Solution and implementation¶
It's always nice to have a simple, analytic way of expressing our solution, and this problem happens to provide one. Namely, the binomial distribution is conjugate to the beta distribution. Not only that, but the uniform prior chosen above happens to be reproduced for a particular choice of the beta distribution's parameters, $\alpha$ and $\beta$. You can consult the Wikipedia to find the conjugacy relation itself, and follow links from there to see the form of the beta distribution.
To be submitted on Canvas
Before going on, prove the conjugacy relation. Seriously, it's good practice.
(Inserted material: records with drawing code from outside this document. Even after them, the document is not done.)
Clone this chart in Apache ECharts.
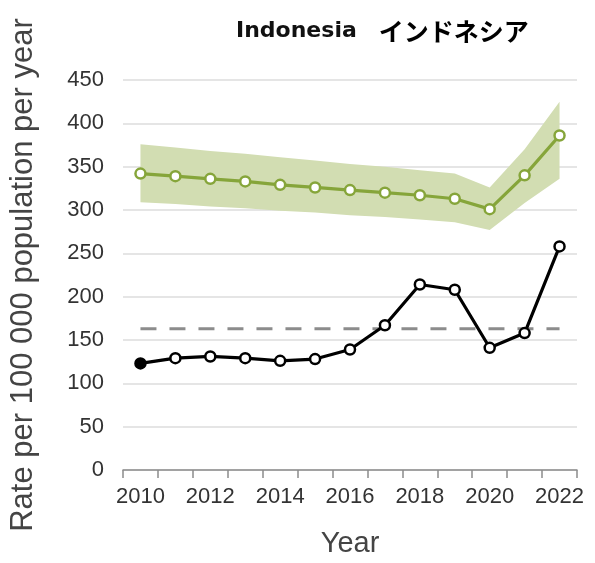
<!DOCTYPE html>
<html>
<head>
<meta charset="utf-8">
<script src="https://cdn.jsdelivr.net/npm/echarts@6/dist/echarts.min.js"></script>
<style>
   html, body { margin: 0; padding: 0; background: #fff; }
   #chart { width: 595px; height: 563px; }
</style>
</head>
<body>
<div id="chart"></div>
<script>
const years = ['2010','2011','2012','2013','2014','2015','2016','2017','2018','2019','2020','2021','2022'];
// 观测值（黑线）
const observed = [123, 129, 131, 129, 126, 128, 139, 167, 214, 208, 141, 158, 258];
// 估计值（绿线）及区间
const estimate = [342, 339, 336, 333, 329, 326, 323, 320, 317, 313, 301, 340, 386];
const bandLow = [309, 307, 304, 302, 299, 297, 294, 292, 289, 286, 277, 308, 336];
const bandHigh = [376, 372, 368, 365, 361, 357, 353, 350, 346, 342, 326, 370, 425];
const reference = [163, 163, 163, 163, 163, 163, 163, 163, 163, 163, 163, 163, 163];
const yTicks = { min: 0, max: 450, interval: 50 };

const green = '#86a53a';
const band = '#d2ddb2';

const chart = echarts.init(document.getElementById('chart'));
const option = {
   animation: false,
   title: {
      text: '{en|Indonesia}{ja|インドネシア}',
      left: 231,
      top: 14,
      textStyle: {
         rich: {
            en: { fontFamily: 'DejaVu Sans', fontWeight: 'bold', fontSize: 22, color: '#111', padding: [0, 22, 0, 0] },
            ja: { fontFamily: 'Noto Sans CJK JP', fontWeight: 'bold', fontSize: 25, color: '#000' }
         }
      }
   },
   grid: { left: 121, right: 18, top: 80, bottom: 91 },
   xAxis: {
      type: 'category',
      data: years,
      boundaryGap: true,
      name: 'Year',
      nameLocation: 'middle',
      nameGap: 59,
      nameTextStyle: { fontFamily: 'Liberation Sans', fontSize: 29, color: '#444' },
      axisLine: { lineStyle: { color: '#8c8c8c', width: 1.5 } },
      axisTick: { show: true, alignWithLabel: false, length: 8, interval: 0, lineStyle: { color: '#8c8c8c', width: 1.5 } },
      axisLabel: { interval: 1, margin: 16, fontFamily: 'Liberation Sans', fontSize: 22, color: '#333' },
      splitLine: { show: false }
   },
   yAxis: {
      type: 'value',
      min: yTicks.min,
      max: yTicks.max,
      interval: yTicks.interval,
      name: 'Rate per 100 000 population per year',
      nameLocation: 'middle',
      nameGap: 84,
      nameTextStyle: { fontFamily: 'Liberation Sans', fontSize: 31, color: '#444' },
      axisLine: { show: false },
      axisTick: { show: false },
      axisLabel: { margin: 19, fontFamily: 'Liberation Sans', fontSize: 22, color: '#333' },
      splitLine: { lineStyle: { color: '#dcdcdc', width: 1.5 } }
   },
   series: [
      {
         type: 'line',
         data: bandLow,
         stack: 'band',
         symbol: 'none',
         lineStyle: { opacity: 0 },
         silent: true
      },
      {
         type: 'line',
         data: bandHigh.map((v, i) => v - bandLow[i]),
         stack: 'band',
         symbol: 'none',
         lineStyle: { opacity: 0 },
         areaStyle: { color: band, opacity: 1 },
         silent: true
      },
      {
         type: 'line',
         data: reference,
         symbol: 'none',
         lineStyle: { color: '#8c8c8c', width: 3, type: [16, 13] }
      },
      {
         type: 'line',
         data: estimate,
         symbol: 'circle',
         symbolSize: 10,
         itemStyle: { color: '#fff', borderColor: green, borderWidth: 2.5 },
         lineStyle: { color: green, width: 3.2 }
      },
      {
         type: 'line',
         data: observed.map((v, i) => i === 0
            ? { value: v, itemStyle: { color: '#000', borderColor: '#000' }, symbolSize: 10 }
            : v),
         symbol: 'circle',
         symbolSize: 10,
         itemStyle: { color: '#fff', borderColor: '#000', borderWidth: 2.5 },
         lineStyle: { color: '#000', width: 3.2 }
      }
   ]
};
chart.setOption(option);
</script>
</body>
</html>
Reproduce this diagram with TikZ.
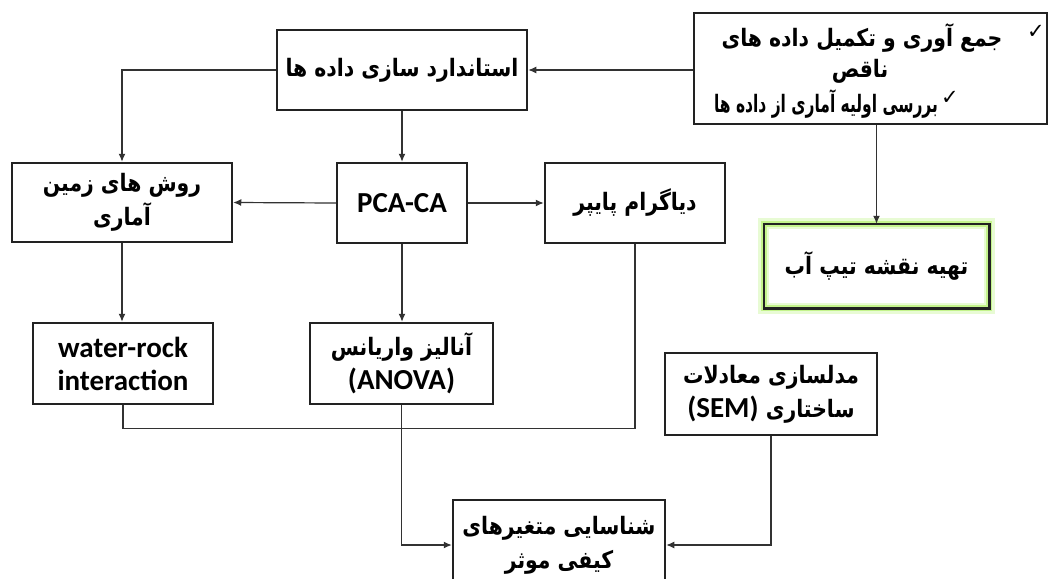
\documentclass[tikz,border=0pt]{standalone}
\usepackage{fontspec}
\usetikzlibrary{arrows.meta}
\TeXXeTstate=1
\newfontfamily\farsi[Script=Arabic, FakeStretch=0.85]{DejaVu Sans}
\newfontfamily\latin{Carlito}
\newfontfamily\sym{DejaVu Sans}
\newcommand\fa[1]{{\farsi\bfseries\beginR #1\endR}}
\newcommand\la[1]{{\latin\bfseries #1}}
\definecolor{boxc}{RGB}{34,34,34}
\definecolor{linec}{RGB}{50,50,50}
\definecolor{glowa}{RGB}{232,251,212}
\definecolor{glowb}{RGB}{196,244,140}
\begin{document}
\begin{tikzpicture}[x=1pt,y=-1pt,
  box/.style={draw=boxc, line width=2.5pt, fill=white, inner sep=0pt, align=center,
    font=\fontsize{24}{34}\selectfont},
  txt/.style={inner sep=0pt, font=\fontsize{24}{34}\selectfont},
  chkm/.style={inner sep=0pt, font=\sym\fontsize{21}{22}\selectfont},
  conn/.style={line width=1.2pt, draw=linec},
  arr/.style={conn, -{Latex[length=8pt,width=7pt]}}]
\fill[white] (0,0) rectangle (1048,578);
\useasboundingbox (0,0) rectangle (1048,578);

% boxes
\node[box, minimum width=353pt, minimum height=111pt] (chk) at (870.5,68.5) {};
\node[txt] (c1) at (862,38) {\fa{جمع آوری و تکمیل داده های}};
\node[txt] (c2) at (860,71) {\fa{ناقص}};
\node[txt] (c3) at (826,104) {\scalebox{0.76}[1]{\fa{بررسی اولیه آماری از داده ها}}};
\node[chkm] (m1) at (1036,32) {✓};
\node[chkm] (m3) at (950,98) {✓};

\node[box, minimum width=250pt, minimum height=80pt] (std) at (402,70) {\fa{استاندارد سازی داده ها}};
\node[box, minimum width=220pt, minimum height=79pt] (rav) at (122,202.5) {\fa{روش های زمین}\\\fa{آماری}};
\node[box, minimum width=130pt, minimum height=80pt, font=\latin\bfseries\fontsize{29}{33}\selectfont] (pca) at (402,203) {PCA-CA};
\node[box, minimum width=180pt, minimum height=80pt] (piper) at (635,203) {\fa{دیاگرام پایپر}};
\node[box, minimum width=223pt, minimum height=82pt] (map) at (876.5,266) {\fa{تهیه نقشه تیپ آب}};
\draw[glowa, line width=11pt] (map.south west) rectangle (map.north east);
\draw[glowb, line width=6pt] (map.south west) rectangle (map.north east);
\draw[boxc, line width=2.5pt] (map.south west) rectangle (map.north east);
\node[box, minimum width=180pt, minimum height=81pt, font=\latin\bfseries\fontsize{29}{33}\selectfont] (wr) at (123,363.5) {water-rock\\interaction};
\node[box, minimum width=183pt, minimum height=81pt] (anova) at (401.5,363.5) {\fa{آنالیز واریانس}\\\la{\fontsize{29}{33}\selectfont(ANOVA)}};
\node[box, minimum width=212pt, minimum height=82pt] (sem) at (771,394) {\fa{مدلسازی معادلات}\\\la{\fontsize{29}{33}\selectfont(SEM)}\ \fa{ساختاری}};
\node[box, minimum width=212pt, minimum height=90pt] (id) at (559,545) {\fa{شناسایی متغیرهای}\\\fa{کیفی موثر}};

% connectors
\draw[arr] (chk.west |- std.east) -- (std.east);
\draw[arr] (std.south) -- (pca.north);
\draw[arr] (std.west) -| (rav.north);
\draw[arr] (pca.west) -- (rav.east);
\draw[arr] (pca.east) -- (piper.west);
\draw[arr] (pca.south) -- (pca.south |- anova.north);
\draw[arr] (rav.south) -- (rav.south |- wr.north);
\draw[arr] (map.north |- chk.south) -- (map.north);
\draw[conn] (wr.south) -- ++(0,23) -| (piper.south);
\draw[arr] (anova.south) |- (id.west);
\draw[arr] (sem.south) |- (id.east);
\end{tikzpicture}
\end{document}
Multiply $p(f)$ and $P(s|f)$, and simplify until you obtain a normalized posterior distribution expressed in a standard form. Note that you are allowed to multiply by any constants you want - by definition whatever constant you need to multiply by to produce a normalized PDF must be $1/P(s)$. Put another way, you can ignore terms that don't depend on $f$, and just determine which distribution the functional form of the posterior corresponds to, and what it's parameters are.
Now that you're extremely familiar with the beta distribution, fill in the values of the prior hyperparameters that reproduce the uniform distribution on [0,1].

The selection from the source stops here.